GLOBAL banking giant HSBC would move up to 1000 staff from London to Paris if the UK left the single market, it has been reported.
The staff who would be relocated would be those who already process payments made in euros for HSBC in Canary Wharf, according to the BBC.
It comes days after claims on Friday that up to 2000 jobs at the US investment bank Morgan Stanley could be moved from London to Dublin or Frankfurt following Britain's vote to leave the EU.
London-based HSBC has about 48,000 UK workers across its retail and investment banking operations.

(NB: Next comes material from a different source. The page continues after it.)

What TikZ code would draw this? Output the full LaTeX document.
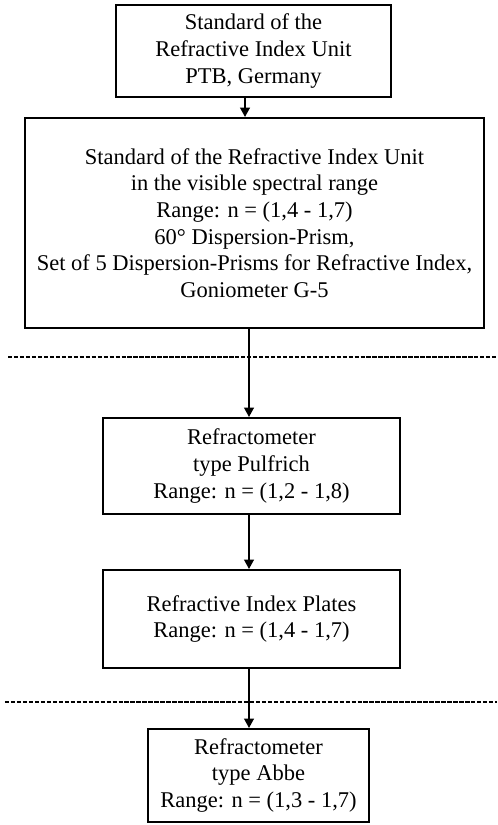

It announced last year it was planning to cut 8000 jobs in the UK to reduce costs but said it would keep its global headquarters in London, following a review..
HSBC, the world's fourth largest bank by total assets and which already has more than 10,000 staff working in Paris, has declined to comment.
Thursday's referendum result means the UK will need to renegotiate its trade relationship with the European Union, including whether it remains part of the single market.
Eurozone leaders have warned that without unrestricted access to the EU, London's big finance firms could move operations outside the UK.
If the UK was not in the single market or the European Economic Area (EEA), it would mean the loss of "passporting", which allows banks to operate without restriction in all EEA countries.
The EEA comprises the 28 members of the EU, plus Iceland, Liechtenstein and Norway. EEA rules allow those non-EU countries to be part of the EU's single market, as long as they allow full freedom of movement of people.
The head of France's central bank, Francois Villeroy de Galhau, also warned that London's banks would lose their "financial passport" outside the single market or EEA.